[WRITTEN PROBLEM]: Could the lines from the start of the data through the line with "const aRheight = [3.036, 4.03, 4.927, 5.157, 5.517, 5.971];" be set down exactly, with no pictures among them?

[GIVEN MATERIAL]:
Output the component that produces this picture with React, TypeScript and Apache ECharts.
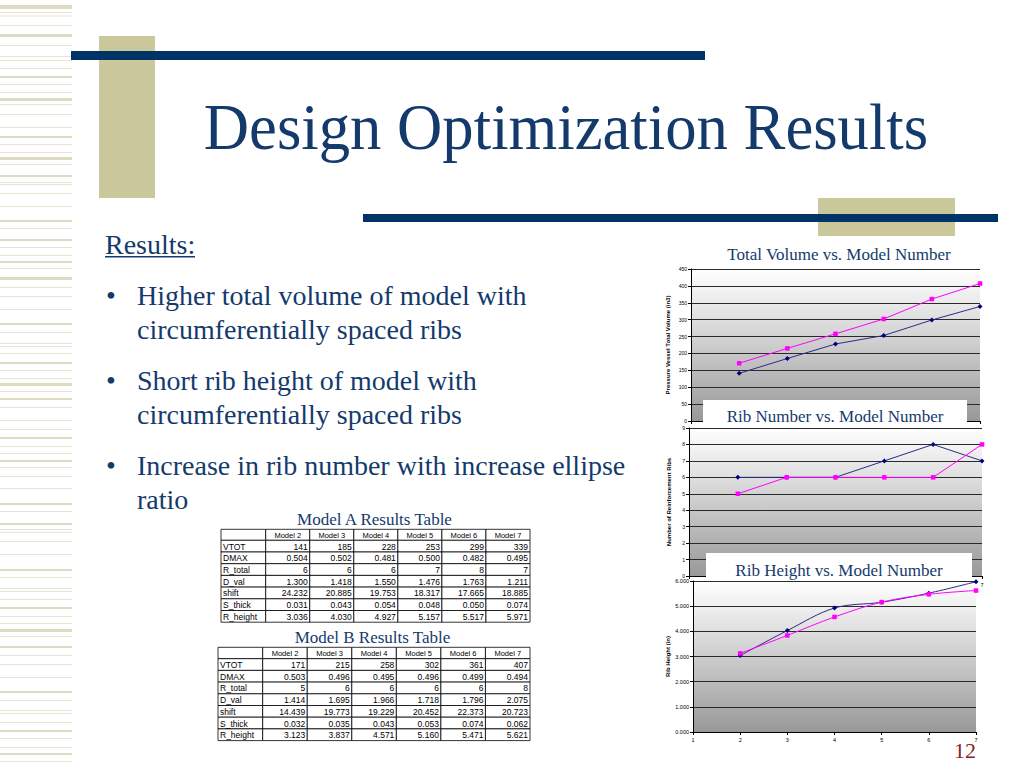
import React, { useEffect, useRef } from "react";
import * as echarts from "echarts";

// ---------- data ----------
const modelNumbers = [2, 3, 4, 5, 6, 7];
const tableHeaders = ["Model 2", "Model 3", "Model 4", "Model 5", "Model 6", "Model 7"];
const rowLabels = ["VTOT", "DMAX", "R_total", "D_val", "shift", "S_thick", "R_height"];
const rowDecimals = [0, 3, 0, 3, 3, 3, 3];

const aVTOT = [141, 185, 228, 253, 299, 339];
const aDMAX = [0.504, 0.502, 0.481, 0.5, 0.482, 0.495];
const aRtotal = [6, 6, 6, 7, 8, 7];
const aDval = [1.3, 1.418, 1.55, 1.476, 1.763, 1.211];
const aShift = [24.232, 20.885, 19.753, 18.317, 17.665, 18.885];
const aSthick = [0.031, 0.043, 0.054, 0.048, 0.05, 0.074];
const aRheight = [3.036, 4.03, 4.927, 5.157, 5.517, 5.971];

const bVTOT = [171, 215, 258, 302, 361, 407];
const bDMAX = [0.503, 0.496, 0.495, 0.496, 0.499, 0.494];
const bRtotal = [5, 6, 6, 6, 6, 8];
const bDval = [1.414, 1.695, 1.966, 1.718, 1.796, 2.075];
const bShift = [14.439, 19.773, 19.229, 20.452, 22.373, 20.723];
const bSthick = [0.032, 0.035, 0.043, 0.053, 0.074, 0.062];
const bRheight = [3.123, 3.837, 4.571, 5.16, 5.471, 5.621];

const slideTitle = "Design Optimization Results";
const resultsHeading = "Results:";
const bulletLines = [
  ["Higher total volume of model with", "circumferentially spaced ribs"],
  ["Short rib height of model with", "circumferentially spaced ribs"],
  ["Increase in rib number with increase ellipse", "ratio"],
];
const chartTitles = ["Total Volume vs. Model Number", "Rib Number vs. Model Number", "Rib Height vs. Model Number"];
const axisNames = ["Pressure Vessel Total Volume (in3)", "Number of Reinforcement Ribs", "Rib Height (in)"];
const tableTitles = ["Model A Results Table", "Model B Results Table"];
const pageNumber = "12";

// ---------- decoration (left stripes) ----------
const stripes: [number, number][] = [
  [5, 4], [12, 1], [15.5, 1], [25, 1], [34, 3], [45, 1], [56, 1], [60, 1], [68, 1], [76, 2], [84, 1], [92, 1],
  [98, 3], [104, 1], [114, 1], [127, 1], [136, 2], [144, 1], [152, 1], [157, 3], [164, 1], [175, 2], [182, 1],
  [184, 1], [193, 1], [206, 1], [220, 2], [228, 1], [239, 2], [247, 1], [255, 1], [261, 2], [268, 1], [277, 3],
  [287, 1], [296, 1], [309, 1], [323, 2], [332, 1], [343, 1], [346, 1], [353, 1], [362, 2], [370, 1], [378, 1],
  [383, 3], [391, 1], [398, 2], [407, 1], [420, 1], [429, 1], [437, 2], [446, 1], [453, 1], [460, 2], [467, 1],
  [476, 1], [488, 1], [503, 2], [511, 1], [523, 2], [529, 1], [532, 1], [541, 1], [554, 1], [569, 2], [577, 1],
  [588, 1], [591, 1], [599, 1], [607, 2], [616, 1], [623, 1], [629, 3], [636, 1], [646, 2], [655, 1], [664, 1],
  [677, 1], [691, 2], [700, 1], [710, 1], [713, 1], [722, 1], [730, 2], [738, 1], [747, 1], [753, 2], [761, 1],
];

const NAVY_TEXT = "#143a6c";
const NAVY_BAR = "#003366";
const BEIGE = "#cbc99c";
const SERIF = "'Liberation Serif', 'Times New Roman', serif";
const SANS = "'Liberation Sans', Arial, sans-serif";

function fmt(v: number, d: number) {
  return v.toFixed(d);
}

function buildTable(
  x0: number,
  firstW: number,
  colW: number,
  top: number,
  headH: number,
  rowH: number,
  rows: number[][]
) {
  const els: any[] = [];
  const cellStyle = { fill: "#ffffff", stroke: "#000000", lineWidth: 0.8 };
  els.push({ type: "rect", shape: { x: x0, y: top, width: firstW, height: headH }, style: cellStyle });
  tableHeaders.forEach((h, j) => {
    const cx = x0 + firstW + j * colW;
    els.push({ type: "rect", shape: { x: cx, y: top, width: colW, height: headH }, style: cellStyle });
    els.push({
      type: "text",
      x: cx + colW / 2,
      y: top + headH / 2 + 0.5,
      style: { text: h, fontSize: 7.5, fontFamily: SANS, fill: "#000", align: "center", verticalAlign: "middle" },
    });
  });
  rows.forEach((vals, i) => {
    const ry = top + headH + i * rowH;
    els.push({ type: "rect", shape: { x: x0, y: ry, width: firstW, height: rowH }, style: cellStyle });
    els.push({
      type: "text",
      x: x0 + 2,
      y: ry + rowH / 2 + 0.5,
      style: { text: rowLabels[i], fontSize: 8.5, fontFamily: SANS, fill: "#000", align: "left", verticalAlign: "middle" },
    });
    vals.forEach((v, j) => {
      const cx = x0 + firstW + j * colW;
      els.push({ type: "rect", shape: { x: cx, y: ry, width: colW, height: rowH }, style: cellStyle });
      els.push({
        type: "text",
        x: cx + colW - 2,
        y: ry + rowH / 2 + 0.5,
        style: {
          text: fmt(v, rowDecimals[i]),
          fontSize: 8.5,
          fontFamily: SANS,
          fill: "#000",
          align: "right",
          verticalAlign: "middle",
        },
      });
    });
  });
  return els;
}

export default function App() {
  const ref = useRef<HTMLDivElement>(null);

  useEffect(() => {
    document.body.style.margin = "0";
    if (!ref.current) return;
    const chart = echarts.init(ref.current, undefined, { renderer: "svg" });

    const grad = {
      type: "linear",
      x: 0,
      y: 0,
      x2: 0,
      y2: 1,
      colorStops: [
        { offset: 0, color: "#ffffff" },
        { offset: 0.3, color: "#e2e2e2" },
        { offset: 1, color: "#989898" },
      ],
    };

    const grids = [
      { left: 691, top: 269, width: 289, height: 152 },
      { left: 689, top: 428, width: 293, height: 148 },
      { left: 693, top: 581, width: 283, height: 151 },
    ].map((g) => ({ ...g, show: true, backgroundColor: grad, borderWidth: 0, containLabel: false }));

    const yRanges = [
      { min: 0, max: 450, interval: 50, dec: 0, gap: 20 },
      { min: 0, max: 9, interval: 1, dec: 0, gap: 17 },
      { min: 0, max: 6, interval: 1, dec: 3, gap: 21 },
    ];

    const xAxes = [0, 1, 2].map((i) => ({
      type: "value",
      gridIndex: i,
      min: 1,
      max: 7,
      interval: 1,
      axisLine: { show: true, lineStyle: { color: "#000", width: 1 } },
      axisTick: { show: true, length: 3, lineStyle: { color: "#000" } },
      splitLine: { show: false },
      axisLabel: { show: i === 2, fontSize: 5.5, fontFamily: SANS, color: "#000", margin: 5 },
    }));

    const yAxes = yRanges.map((r, i) => ({
      type: "value",
      gridIndex: i,
      min: r.min,
      max: r.max,
      interval: r.interval,
      name: axisNames[i],
      nameLocation: "middle",
      nameRotate: 90,
      nameGap: r.gap,
      nameTextStyle: { fontSize: 6, fontWeight: "bold", fontFamily: SANS, color: "#000" },
      axisLine: { show: true, lineStyle: { color: "#000", width: 1 } },
      axisTick: { show: true, length: 3, lineStyle: { color: "#000" } },
      splitLine: { show: true, lineStyle: { color: "#2a2a2a", width: 1 } },
      axisLabel: {
        fontSize: i === 2 ? 5.5 : 5,
        fontFamily: SANS,
        color: "#000",
        margin: 4,
        formatter: (v: number) => v.toFixed(r.dec),
      },
    }));

    const seriesPairs = [
      [aVTOT, bVTOT],
      [aRtotal, bRtotal],
      [aRheight, bRheight],
    ];
    const series: any[] = [];
    seriesPairs.forEach(([a, b], i) => {
      series.push({
        type: "line",
        name: "Model A",
        xAxisIndex: i,
        yAxisIndex: i,
        data: modelNumbers.map((m, k) => [m, a[k]]),
        smooth: i === 2 ? 0.35 : false,
        symbol: "diamond",
        symbolSize: 5,
        lineStyle: { color: "#2b2b86", width: 1 },
        itemStyle: { color: "#000080" },
        z: 3,
      });
      series.push({
        type: "line",
        name: "Model B",
        xAxisIndex: i,
        yAxisIndex: i,
        data: modelNumbers.map((m, k) => [m, b[k]]),
        smooth: i === 2 ? 0.35 : false,
        symbol: "rect",
        symbolSize: 4.5,
        lineStyle: { color: "#ff00ff", width: 1 },
        itemStyle: { color: "#ff00ff" },
        z: 4,
      });
    });

    const graphics: any[] = [];
    stripes.forEach(([y, h]) => {
      graphics.push({
        type: "rect",
        shape: { x: 0, y, width: 72, height: h },
        style: { fill: h >= 2 ? "#dddcc2" : "#e6e5d3" },
      });
    });
    graphics.push({ type: "rect", shape: { x: 99, y: 36, width: 56, height: 162 }, style: { fill: BEIGE } });
    graphics.push({ type: "rect", shape: { x: 71, y: 51, width: 634, height: 9 }, style: { fill: NAVY_BAR } });
    graphics.push({ type: "rect", shape: { x: 818, y: 198, width: 137, height: 38 }, style: { fill: BEIGE } });
    graphics.push({ type: "rect", shape: { x: 363, y: 214, width: 635, height: 8 }, style: { fill: NAVY_BAR } });

    graphics.push({
      type: "text",
      x: 566,
      y: 127,
      scaleX: 0.95,
      style: { text: slideTitle, fontSize: 66, fontFamily: SERIF, fill: NAVY_TEXT, align: "center", verticalAlign: "middle" },
    });
    graphics.push({
      type: "text",
      x: 105,
      y: 244,
      style: { text: resultsHeading, fontSize: 28, fontFamily: SERIF, fill: NAVY_TEXT, align: "left", verticalAlign: "middle" },
    });
    graphics.push({ type: "rect", shape: { x: 105, y: 256, width: 90, height: 1.5 }, style: { fill: NAVY_TEXT } });

    const bulletY = [295, 380, 465];
    bulletLines.forEach((lines, i) => {
      graphics.push({
        type: "text",
        x: 111,
        y: bulletY[i],
        style: { text: "•", fontSize: 28, fontFamily: SERIF, fill: NAVY_TEXT, align: "center", verticalAlign: "middle" },
      });
      lines.forEach((t, k) => {
        graphics.push({
          type: "text",
          x: 137,
          y: bulletY[i] + k * 34,
          style: { text: t, fontSize: 28, fontFamily: SERIF, fill: NAVY_TEXT, align: "left", verticalAlign: "middle" },
        });
      });
    });

    graphics.push({ type: "rect", z: 50, shape: { x: 703, y: 400, width: 264, height: 27.5 }, style: { fill: "#ffffff" } });
    graphics.push({ type: "rect", z: 50, shape: { x: 706, y: 553, width: 266, height: 27.5 }, style: { fill: "#ffffff" } });
    const chartTitlePos = [
      [839, 254.5],
      [835, 416],
      [839, 570],
    ];
    chartTitles.forEach((t, i) => {
      graphics.push({
        type: "text",
        z: 51,
        x: chartTitlePos[i][0],
        y: chartTitlePos[i][1],
        style: { text: t, fontSize: 17, fontFamily: SERIF, fill: NAVY_TEXT, align: "center", verticalAlign: "middle" },
      });
    });
    graphics.push({
      type: "text",
      z: 51,
      x: 982,
      y: 585,
      style: { text: "7", fontSize: 5.5, fontFamily: SANS, fill: "#000", align: "center", verticalAlign: "middle" },
    });

    const tableTitlePos = [
      [374.5, 519.5],
      [372.5, 637.5],
    ];
    tableTitles.forEach((t, i) => {
      graphics.push({
        type: "text",
        x: tableTitlePos[i][0],
        y: tableTitlePos[i][1],
        style: { text: t, fontSize: 17, fontFamily: SERIF, fill: NAVY_TEXT, align: "center", verticalAlign: "middle" },
      });
    });
    const rowsA = [aVTOT, aDMAX, aRtotal, aDval, aShift, aSthick, aRheight];
    const rowsB = [bVTOT, bDMAX, bRtotal, bDval, bShift, bSthick, bRheight];
    graphics.push(...buildTable(221, 44.7, 44.05, 529.3, 11, 11.7, rowsA));
    graphics.push(...buildTable(218, 44.7, 44.55, 647.3, 11.4, 11.7, rowsB));

    graphics.push({
      type: "text",
      x: 965,
      y: 750,
      style: { text: pageNumber, fontSize: 22, fontFamily: SERIF, fill: "#8b1c1c", align: "center", verticalAlign: "middle" },
    });

    chart.setOption({
      animation: false,
      backgroundColor: "#ffffff",
      grid: grids,
      xAxis: xAxes,
      yAxis: yAxes,
      series,
      graphic: { elements: graphics },
    });

    return () => chart.dispose();
  }, []);

  return <div ref={ref} style={{ width: 1024, height: 768 }} />;
}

[FINISHED TASK]:
Output the component that produces this picture with React, TypeScript and Apache ECharts.
import React, { useEffect, useRef } from "react";
import * as echarts from "echarts";

// ---------- data ----------
const modelNumbers = [2, 3, 4, 5, 6, 7];
const tableHeaders = ["Model 2", "Model 3", "Model 4", "Model 5", "Model 6", "Model 7"];
const rowLabels = ["VTOT", "DMAX", "R_total", "D_val", "shift", "S_thick", "R_height"];
const rowDecimals = [0, 3, 0, 3, 3, 3, 3];

const aVTOT = [141, 185, 228, 253, 299, 339];
const aDMAX = [0.504, 0.502, 0.481, 0.5, 0.482, 0.495];
const aRtotal = [6, 6, 6, 7, 8, 7];
const aDval = [1.3, 1.418, 1.55, 1.476, 1.763, 1.211];
const aShift = [24.232, 20.885, 19.753, 18.317, 17.665, 18.885];
const aSthick = [0.031, 0.043, 0.054, 0.048, 0.05, 0.074];
const aRheight = [3.036, 4.03, 4.927, 5.157, 5.517, 5.971];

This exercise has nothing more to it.